I’m not a big fan of things that fly: they freak me out. And yes, I do include planes in that list. I’m therefore planning an epic cross-Europe train journey home at the end of this month, to which I’m really looking forward. It’ll take me a good 24 hours, but I plan to reward myself by stopping off in Paris for a couple of days and wandering around, taking in the sights. I’m not quite sure why I’ve never been to Paris (I don’t count changing trains at Gare de Lyon as *going to* Paris. Or, indeed, driving around the périphérique, however long we spent on it, stuck in traffic.) but it’s about time that situation was remedied. So, 24 hours to travel up through Italy and France, before taking 48 hours to mooch around Paris and see if I can remember any French. What’s the betting that, after eight months of being unable to hold a meaningful conversation with anyone here, my brain will betray me and the only words I’ll be able to remember will be Italian ones? I can’t wait.
In the ‘things that fly and freak me out’ category are also, of course, birds. My kitchen is therefore currently off-limits, as there is a nest of baby birds hidden in the air vent behind our bin. All you can hear when you enter the kitchen is scritching and rustling and cheeping and I’m sure that, at any moment, they’re going to fall the wrong way and end up *in the kitchen*. The last time I had to deal with a baby bird in my house the bird was fine but I nearly died of fright, so I’m hoping they stay their side of the grille. I could do without my flatmates realising that I’m actually a great big wouss.

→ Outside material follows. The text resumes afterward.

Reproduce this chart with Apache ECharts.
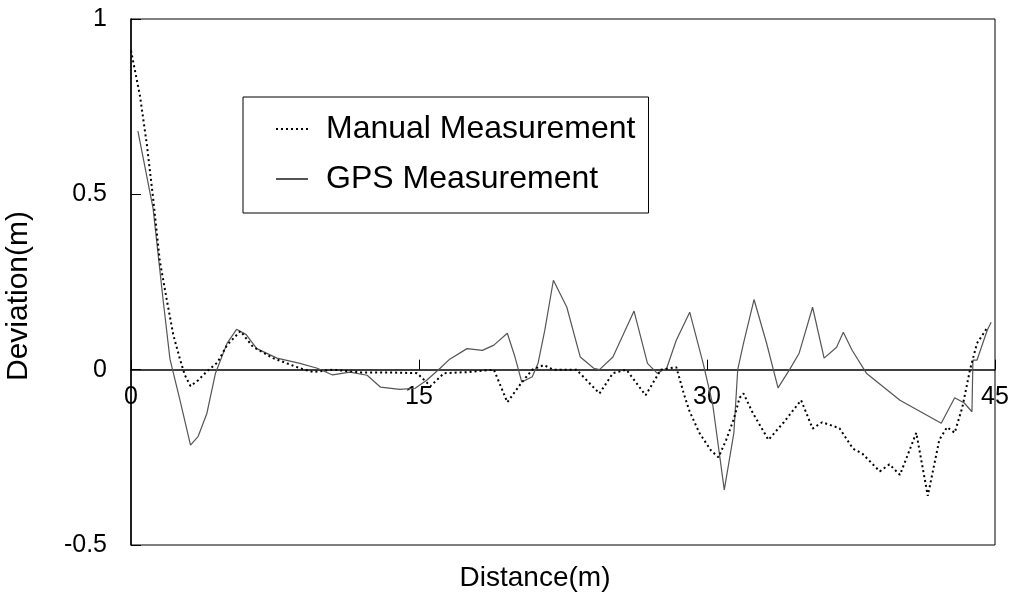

My parents came to visit at the weekend, so, to calm my shattered birdy nerves, we went to Zinzulusu cave. I can’t recommend this highly enough: it’s amazing. Arriving along the coast road, at the clifftop there’s a carpark and hundreds of different tat stalls, along with some very un-Italian-looking fast food places. It’s not an auspicious start. Climbing down winding steps to the sea, however, the tourist trappings are left behind and it starts to look much more promising. The path takes you in single-file along a narrow ledge just above sea-level. Just as you think you’re never going to see anything of interest, you round a corner and are faced with the most enormous cave entrance, from the roof of which hang hundreds of stalactites, looking for all the world like dripping rags hung out to dry. Suddenly the name becomes clear – zinzuli means rags in Salentino dialect. It’s an impressive sight, but there’s more to come. The path winds its way back upwards again, and through a smaller, but still quite substantial, entrance into the cliff.
Inside, the gloom is punctuated with low fluorescent lighting, which bounces off both stalactites and massive stalagmites, creating eerie shadows. All through the cave there is the damp drip of limestone-y water, and every corner you round reveals yet bigger formations. There are caves within caves within caves and it’s *beautiful*. It’s even worth fighting my claustrophobia for, although I don’t make it to the final cave, as that means walking, bent double, through a narrow corridor to which I couldn’t see an end. No thanks: I stop in the last grotto but one and marvel at the central stalagmite, which is bigger than me. It’s dark, shining maroon in colour, and has the most amazing textures. In places it’s pockmarked – presumably where the drips from the roof land and bounce – and in others it’s as smooth as marble where the water has run down its sides. Ahead of me a forbidden camera flash goes off. I don’t see the point of flash myself – it’s only going to bleach out the shadows, which are fantastic in themselves. I rest my camera on my knee in a vain attempt to hold it steady while I take a long exposure shot. All thoughts of f-stops and shutter speeds disappear, however, when the familiar leathery wings of a bat flitter at speed out of the darkness towards me. Aargh! I duck out of its way, but it’s been disturbed by the camera flash up ahead and zooms around again, once more only just clearing my head. I am trapped in the bowels of the earth with things that fly! Nightmare! I beat a hasty retreat, back to the safety of the open air and the sea. At least the birds there stay up in the air and out of my way.